Downtown in the commercial district we were thrilled to pass a "fish massage" parlor with tanks set under benches in the window. A discussion of this phenomenon from a recent AbFab episode goes something like this:

"Oh, do tell them about the fish pedicure. It's hi-larious! "

"Well, it's not so hilarious. Well, what is a fish pedicure, because of course fish don't have feet. You put your feet in a tank of fish, and they come and nibble off all the dead bits. But what happened was a fish bit a bit too hard, and it drew blood. And then from there it was a feeding frenzy!"

Crammed in with a group of Russians on the baht bus: "Shtoi! Shtoi! "

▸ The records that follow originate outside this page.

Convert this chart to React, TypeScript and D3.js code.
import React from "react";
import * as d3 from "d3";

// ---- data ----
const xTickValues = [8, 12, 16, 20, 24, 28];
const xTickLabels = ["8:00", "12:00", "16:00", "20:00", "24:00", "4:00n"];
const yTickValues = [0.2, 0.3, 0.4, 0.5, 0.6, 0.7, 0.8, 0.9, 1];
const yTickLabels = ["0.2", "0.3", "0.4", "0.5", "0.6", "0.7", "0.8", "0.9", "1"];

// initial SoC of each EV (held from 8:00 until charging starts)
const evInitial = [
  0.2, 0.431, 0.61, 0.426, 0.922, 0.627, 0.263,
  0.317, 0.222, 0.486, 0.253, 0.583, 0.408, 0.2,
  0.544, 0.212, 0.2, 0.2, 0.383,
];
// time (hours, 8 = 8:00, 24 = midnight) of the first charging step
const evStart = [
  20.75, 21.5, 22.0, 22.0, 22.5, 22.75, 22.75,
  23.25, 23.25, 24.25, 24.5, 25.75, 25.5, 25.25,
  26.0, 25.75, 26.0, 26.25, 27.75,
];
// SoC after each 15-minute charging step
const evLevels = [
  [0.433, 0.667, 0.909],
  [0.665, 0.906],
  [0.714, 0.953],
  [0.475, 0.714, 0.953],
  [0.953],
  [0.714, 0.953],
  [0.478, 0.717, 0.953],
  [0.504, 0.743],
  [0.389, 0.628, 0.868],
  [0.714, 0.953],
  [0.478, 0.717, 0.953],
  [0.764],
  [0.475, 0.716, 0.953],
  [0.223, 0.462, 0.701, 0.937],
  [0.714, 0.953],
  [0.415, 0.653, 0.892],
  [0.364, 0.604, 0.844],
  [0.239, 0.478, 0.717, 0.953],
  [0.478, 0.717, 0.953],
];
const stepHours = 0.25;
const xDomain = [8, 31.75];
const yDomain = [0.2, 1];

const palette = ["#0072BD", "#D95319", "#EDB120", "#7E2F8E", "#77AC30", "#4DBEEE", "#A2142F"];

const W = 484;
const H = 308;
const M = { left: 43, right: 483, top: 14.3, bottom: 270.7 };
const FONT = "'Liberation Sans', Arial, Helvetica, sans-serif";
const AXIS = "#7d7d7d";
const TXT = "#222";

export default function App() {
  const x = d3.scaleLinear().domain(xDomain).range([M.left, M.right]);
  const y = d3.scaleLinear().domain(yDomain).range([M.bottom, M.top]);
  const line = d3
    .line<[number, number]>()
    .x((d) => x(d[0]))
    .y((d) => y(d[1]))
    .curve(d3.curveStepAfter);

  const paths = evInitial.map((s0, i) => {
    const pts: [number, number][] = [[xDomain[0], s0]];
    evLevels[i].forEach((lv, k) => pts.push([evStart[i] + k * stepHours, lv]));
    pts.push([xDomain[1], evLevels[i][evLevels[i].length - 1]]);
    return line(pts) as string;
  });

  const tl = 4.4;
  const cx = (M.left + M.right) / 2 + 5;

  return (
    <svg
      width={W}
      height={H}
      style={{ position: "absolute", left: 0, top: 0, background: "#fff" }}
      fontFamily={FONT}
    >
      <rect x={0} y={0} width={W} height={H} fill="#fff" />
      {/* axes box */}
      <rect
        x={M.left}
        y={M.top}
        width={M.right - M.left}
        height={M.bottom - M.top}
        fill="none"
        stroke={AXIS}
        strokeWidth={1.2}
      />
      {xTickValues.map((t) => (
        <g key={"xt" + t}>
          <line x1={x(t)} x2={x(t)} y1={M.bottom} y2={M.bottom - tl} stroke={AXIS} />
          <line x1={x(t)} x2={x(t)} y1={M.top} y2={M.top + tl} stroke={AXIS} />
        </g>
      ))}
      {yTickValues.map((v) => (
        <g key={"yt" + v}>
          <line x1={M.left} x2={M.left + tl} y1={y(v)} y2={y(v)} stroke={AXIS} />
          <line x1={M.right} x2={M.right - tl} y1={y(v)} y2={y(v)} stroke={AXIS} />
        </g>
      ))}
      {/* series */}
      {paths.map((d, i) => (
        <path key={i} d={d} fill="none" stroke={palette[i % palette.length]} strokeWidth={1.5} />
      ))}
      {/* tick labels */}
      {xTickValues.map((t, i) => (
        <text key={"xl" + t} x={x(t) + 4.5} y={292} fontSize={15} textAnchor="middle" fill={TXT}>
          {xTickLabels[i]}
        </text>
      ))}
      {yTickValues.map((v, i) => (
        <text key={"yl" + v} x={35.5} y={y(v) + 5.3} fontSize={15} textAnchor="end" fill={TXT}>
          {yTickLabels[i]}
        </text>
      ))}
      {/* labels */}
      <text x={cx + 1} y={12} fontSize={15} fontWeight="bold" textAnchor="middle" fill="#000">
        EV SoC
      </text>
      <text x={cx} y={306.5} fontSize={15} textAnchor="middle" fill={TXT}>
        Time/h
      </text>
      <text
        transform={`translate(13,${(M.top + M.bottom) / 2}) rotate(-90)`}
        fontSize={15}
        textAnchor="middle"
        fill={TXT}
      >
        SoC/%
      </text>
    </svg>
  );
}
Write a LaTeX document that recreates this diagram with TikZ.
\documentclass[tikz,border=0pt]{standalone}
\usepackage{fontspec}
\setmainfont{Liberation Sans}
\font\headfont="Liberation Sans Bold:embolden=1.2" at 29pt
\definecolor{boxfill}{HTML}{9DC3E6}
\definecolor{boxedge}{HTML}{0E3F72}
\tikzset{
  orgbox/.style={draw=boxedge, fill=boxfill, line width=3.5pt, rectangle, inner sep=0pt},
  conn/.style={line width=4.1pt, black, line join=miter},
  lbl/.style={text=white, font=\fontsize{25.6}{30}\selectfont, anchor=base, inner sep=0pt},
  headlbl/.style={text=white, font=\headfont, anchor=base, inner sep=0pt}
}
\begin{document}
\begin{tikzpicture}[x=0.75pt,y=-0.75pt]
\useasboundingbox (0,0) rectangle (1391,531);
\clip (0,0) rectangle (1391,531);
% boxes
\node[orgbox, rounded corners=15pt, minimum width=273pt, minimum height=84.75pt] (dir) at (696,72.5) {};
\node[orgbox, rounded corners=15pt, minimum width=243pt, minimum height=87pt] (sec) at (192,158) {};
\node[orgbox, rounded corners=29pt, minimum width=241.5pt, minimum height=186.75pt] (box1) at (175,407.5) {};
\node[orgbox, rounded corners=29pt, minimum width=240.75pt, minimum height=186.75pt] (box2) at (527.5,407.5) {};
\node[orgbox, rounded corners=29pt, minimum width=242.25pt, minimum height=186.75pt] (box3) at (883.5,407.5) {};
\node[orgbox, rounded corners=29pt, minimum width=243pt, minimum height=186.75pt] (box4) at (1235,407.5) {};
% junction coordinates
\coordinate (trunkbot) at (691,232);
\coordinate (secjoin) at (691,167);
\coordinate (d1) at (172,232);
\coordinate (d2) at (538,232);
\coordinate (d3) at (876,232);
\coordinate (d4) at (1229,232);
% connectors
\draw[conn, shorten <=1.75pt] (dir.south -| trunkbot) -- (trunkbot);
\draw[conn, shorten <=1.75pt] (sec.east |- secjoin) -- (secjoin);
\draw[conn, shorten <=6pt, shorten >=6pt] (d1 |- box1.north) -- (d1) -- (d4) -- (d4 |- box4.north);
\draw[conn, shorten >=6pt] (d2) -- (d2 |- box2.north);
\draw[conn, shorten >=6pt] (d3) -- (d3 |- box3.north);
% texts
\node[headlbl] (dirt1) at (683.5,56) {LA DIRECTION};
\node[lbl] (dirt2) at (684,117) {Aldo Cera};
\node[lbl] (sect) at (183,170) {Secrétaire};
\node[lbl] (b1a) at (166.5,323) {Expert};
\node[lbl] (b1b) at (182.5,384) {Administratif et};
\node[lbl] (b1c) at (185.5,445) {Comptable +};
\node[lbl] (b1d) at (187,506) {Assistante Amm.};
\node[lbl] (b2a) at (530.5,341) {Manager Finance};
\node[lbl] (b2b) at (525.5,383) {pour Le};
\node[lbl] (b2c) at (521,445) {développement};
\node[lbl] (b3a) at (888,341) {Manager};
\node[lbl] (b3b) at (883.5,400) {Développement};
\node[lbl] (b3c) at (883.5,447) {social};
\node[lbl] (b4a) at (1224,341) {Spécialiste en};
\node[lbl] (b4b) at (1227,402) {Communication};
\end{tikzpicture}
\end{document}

Caged birds for sale on the beach: you pay to release them, for all the good karma of it. But what the mark doesn't know is that they're trained to fly back to their owner, ready for another day's shift on the grift.

Seaweed-flavored Pringles chips: they're made in Malaysia.

This was OT's third trip to Thailand, and it was a great idea to begin at the beach before returning to the big, bustling city of Bangkok. But return to Bangkok we must, and we went as old friends, because it's the only truly open place in Asia between Hong Kong and India, no? We're at home at the Malaysia hotel and at the famous Babylon spa, which draws men from all over the continent and where we were able to keep up our swimming regimen in the perfect outdoor pool, and otherwise divert ourselves.

In Patpong, the absolute epicenter of the lights red, gay male entertainments rub shoulders and other body parts with the far more prevalent hetero attractions. On previous visits to the alleys Soi 2 and Soi 4, we've sampled acrobatic sex shows and muscle-boy clubs. This trip, we swing by the Telephone and Balcony bars, where you're apt to run into gay blades you know from the Occident; and visit the Jupiter Club in time to see the night-show, sip our watered-down drink, and eye the sullen go-go boys standing in poses of masculine lassitude. The bar boys are always proposing something imaginative. "I'm done with the sofa, I'm done with the hall!" They're pushing the envelope as well as the gin.

We've seen the reclining buddhas, the gilded temples, the Grand Palace. But we were surprised, when we told some friends and colleagues of our plans to return to the Land of Smiles, by a not-uncommon reaction: Oh, it's for a sex vacation, is it? Yes, we admit it, the prospect of easily available recreational (safe) sex with young Thai men (not boys) can clearly be part of the attraction. But the bigger draw is the country's colorful culture, its Buddhist practices, the food, the nightlife, the natural beauty. The people, and their utter divergence from entitled Americans. Their refreshing lack of guilt about sex and "original sin."

Gay liberation, for us at least, implies a certain lack of judgmentalism re others' lifestyle choices. OT believes, for example, that there is no hierarchy of merit for sexual orientations, tastes, or sexual acts. Hetero isn't better than homo. Chaste is not better than loose. Married is not more virtuous than single. For Out There, whatever gets you through the night - or in this case, across the International Date Line - it's alright. Sawadee kap!